THIS AGREEMENT is made effective on the date of the client’s purchasing of any of our products and/or services
- Website or Web Application Owner, herein referred to as “the Client”; and
- Hosting Provider, the Company, Primitia Hosting (Pty) Ltd,
The purpose of this Agreement (hereafter referred to as the “Agreement”) is to precede a longer-term contract arrangement under which Company will provide Web Hosting services on behalf of Client.
Subject to the terms and conditions of this Agreement, Company will provide Web Hosting services for Client subject to the following terms:
- Length of Service.
Client agrees to a term of service as per the selected hosting period (either month to month, i.e. 31 days, annually, i.e. 12 months or triennially, i.e. 36 months contractual term of service (“Term”), and to the add-on service, e.g. Web Design and/or Development.
- Service Start Date.
The first payment plus setup charges, if any, shall be due in advance of any service provided. Service shall begin upon Company receipt of payment for such first Term of service or upon a mutually agreed upon alternate date.
- Renewal by Client.
This Agreement will automatically renew for another successive term equal to the initial terms agreed upon unless cancelled in writing by Client at least 30 days prior to the end of Term renewal date. Renewal prices are subject to change. Renewal of services by Client indicates agreement to any Contract revisions and price changes. Renewal fees for the following term will be automatically invoiced to Client’s account.
Cost will be $Amount per year and includes the following:
- Cost of Service and/product is as per the choice of our service by the client, (e.g. Intermediate hosting plan cost at the time of purchase by the client)
TERMS OF PAYMENT
Services and/or Products are acquired in advance, meaning that services and/products can only be accessible on receipt of full payment by the Company. We have miscellaneous payment gateways and the client agrees to terms and conditions of whichever gateway they so choose.
Proprietary information exchanged here under shall be treated as such by Client. This information shall include, but not be limited to, the provisions of this Agreement, product and services information and pricing. Client further agrees to not decompose, disassemble, decode or reverse engineer any Company program, code or technology delivered to Client or any portion thereof; except when there is a consent.

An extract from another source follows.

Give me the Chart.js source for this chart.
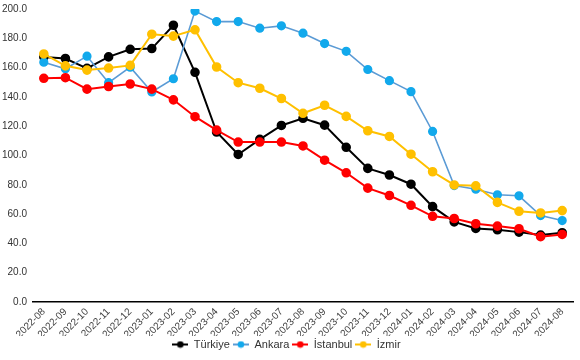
<!DOCTYPE html>
<html>
<head>
<meta charset="utf-8">
<script src="https://cdn.jsdelivr.net/npm/chart.js@4"></script>
<style>
    html, body { margin: 0; padding: 0; background: #fff; }
    #wrap { width: 580px; height: 360px; }
</style>
</head>
<body>
<div id="wrap"><canvas id="chart"></canvas></div>
<script>
const months = ['2022-08', '2022-09', '2022-10', '2022-11', '2022-12', '2023-01', '2023-02', '2023-03',
    '2023-04', '2023-05', '2023-06', '2023-07', '2023-08', '2023-09', '2023-10', '2023-11', '2023-12',
    '2024-01', '2024-02', '2024-03', '2024-04', '2024-05', '2024-06', '2024-07', '2024-08']
const turkiye = [167.3, 166.2, 159.5, 167.3, 172.5, 173.0, 188.9, 156.8, 116.0, 100.7, 111.0, 120.5, 125.4,
    120.7, 105.6, 91.2, 86.7, 80.4, 65.1, 54.7, 50.2, 49.3, 47.7, 45.7, 47.3]
const ankara = [163.7, 159.2, 167.8, 149.7, 160.3, 143.4, 152.4, 198.6, 191.4, 191.4, 186.9, 188.5, 183.5,
    176.4, 171.1, 158.7, 151.1, 143.6, 116.4, 79.5, 77.0, 73.2, 72.5, 59.0, 55.6]
const istanbul = [152.7, 153.1, 145.3, 147.1, 148.8, 145.3, 138.0, 126.5, 117.3, 109.2, 109.2, 109.2, 106.5,
    96.8, 88.2, 77.7, 72.7, 66.0, 58.5, 57.0, 53.4, 51.8, 50.0, 44.6, 46.1]
const izmir = [169.3, 161.2, 158.3, 159.7, 161.5, 182.8, 181.5, 185.8, 160.4, 149.7, 145.9, 138.9, 128.8,
    134.3, 126.7, 116.9, 113.0, 100.9, 88.9, 79.9, 79.3, 68.0, 61.9, 60.8, 62.4]
const seriesNames = ['Türkiye', 'Ankara', 'İstanbul', 'İzmir']
const yTicks = [0, 20, 40, 60, 80, 100, 120, 140, 160, 180, 200]

const lineColors = ['#000000', '#5B9BD5', '#FF0000', '#FFC000']
const dotColors = ['#000000', '#12A9EC', '#FF0000', '#FFC000']

// legend icon: short line with a dot in the middle
function legendIcon(lineColor, dotColor) {
    const c = document.createElement('canvas')
    c.width = 16
    c.height = 8
    const g = c.getContext('2d')
    g.strokeStyle = lineColor
    g.lineWidth = 2
    g.beginPath()
    g.moveTo(0, 4)
    g.lineTo(16, 4)
    g.stroke()
    g.fillStyle = dotColor
    g.beginPath()
    g.arc(8, 4, 3.3, 0, Math.PI * 2)
    g.fill()
    return c
}

const allData = [turkiye, ankara, istanbul, izmir]
const datasets = allData.map((values, index) => {
    return {
        label: seriesNames[index],
        data: values,
        borderColor: lineColors[index],
        backgroundColor: dotColors[index],
        pointBackgroundColor: dotColors[index],
        pointBorderColor: dotColors[index],
        borderWidth: index === 1 ? 1.6 : 2,
        pointRadius: 3.8,
        pointHoverRadius: 3.8,
        tension: 0,
        fill: false,
        order: allData.length - 1 - index,
        pointStyle: 'circle',
        icon: legendIcon(lineColors[index], dotColors[index])
    }
})

const tickFont = { family: 'Liberation Sans, Arial, sans-serif', size: 10 }

new Chart(document.getElementById('chart').getContext('2d'), {
    type: 'line',
    data: { labels: months, datasets: datasets },
    options: {
        responsive: true,
        maintainAspectRatio: false,
        animation: false,
        layout: { padding: { top: 0, right: 7, left: 0, bottom: 0 } },
        plugins: {
            tooltip: { enabled: false },
            legend: {
                position: 'bottom',
                labels: {
                    usePointStyle: true,
                    pointStyleWidth: 16,
                    boxHeight: 8,
                    padding: 3,
                    color: '#404040',
                    font: { family: 'Liberation Sans, Arial, sans-serif', size: 11 },
                    sort: (a, b) => a.datasetIndex - b.datasetIndex,
                    generateLabels: chart => chart.data.datasets.map((ds, i) => ({
                        text: ds.label,
                        fillStyle: ds.borderColor,
                        strokeStyle: ds.borderColor,
                        lineWidth: 0,
                        pointStyle: ds.icon,
                        fontColor: '#333333',
                        hidden: false,
                        datasetIndex: i
                    }))
                }
            }
        },
        scales: {
            x: {
                offset: true,
                grid: { display: false, drawTicks: false },
                border: { display: true, color: '#000000', width: 1.5 },
                ticks: {
                    color: '#404040',
                    font: tickFont,
                    minRotation: 45,
                    maxRotation: 45,
                    autoSkip: false,
                    padding: 4
                },
                afterFit: scale => { scale.height = 34 }
            },
            y: {
                min: 0,
                max: 200,
                afterBuildTicks: scale => { scale.ticks = yTicks.map(v => ({ value: v })) },
                grid: { display: false, drawTicks: false },
                border: { display: false },
                ticks: {
                    color: '#333333',
                    font: tickFont,
                    padding: 6,
                    callback: v => Number(v).toFixed(1)
                },
                afterFit: scale => {
                    scale.width = 33
                    scale.paddingTop = 9
                }
            }
        }
    }
})
</script>
</body>
</html>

Company will exercise no control whatsoever over the content of the information passing through the network, email or web site, however any information that is stored in our servers is protected and secured by our security infrastructure.
Company makes no warranties or representations of any kind, whether expressed or implied for the service it is providing. Company also disclaims any warranty of merchantability or fitness for any particular purpose and will not be responsible for any damages that may be suffered by Client, including loss of data resulting from delays, non-deliveries or service interruptions by any cause or errors or omissions of Client. Use of any information obtained by way of Company is at Client’s own risk, and Company specifically denies any responsibility for the accuracy or quality of information obtained through its services. Connection speed represents the speed of an end-to-end connection. Company does not represent guarantees of speed or availability of end-to-end connections. Company expressly limits its damages to Client for any non-accessibility time or other down time to the pro-rata monthly charge during the system unavailability. Company specifically denies any responsibilities for any damages arising as a consequence of such unavailability.
TRADEMARKS AND COPYRIGHTED MATERIAL
Client warrants that it has the right to use any applicable trademarks or copyrighted material used in connection with this service.
Company may terminate this Agreement at its sole discretion upon the occurrence of one or more of the following events:
1) failure to comply with any provisions of the Agreement upon receipt of written notice from Company of said failure,
2) appointment of Receiver or upon the filing of any application by Client seeking relief from creditors,
3) upon mutual agreement in writing of Company and Client.
If legal proceedings are commenced to resolve a dispute arising out of, or relating to, this Agreement, the prevailing party shall be entitled to recover all costs, legal fees, and expert witness fees as well as any costs or legal fees in connection with any appeals.
Client shall indemnify and hold Company harmless from and against any and all claims, judgments, awards, costs, expenses, damages and liabilities (including reasonable attorney fees) of whatsoever kind and nature that may be asserted, granted or imposed against Company directly or indirectly arising from or in connection with Client’s marketing or support services of the product or services or the unauthorized representation of the product and services or any breach of this Agreement by Client.
If any provision of this Agreement is held to be unenforceable, the enforceability of the remaining provisions shall in no way be affected or impaired thereby. This Agreement shall be governed by and construed in accordance with the relevant laws of the Republic of South Africa. A failure by any party to exercise or delay in exercising a right or power conferred upon it in this Agreement shall not operate as a waiver of any such right or power.
Successful purchase transaction is hereby regarded as an approval or signature to this agreement.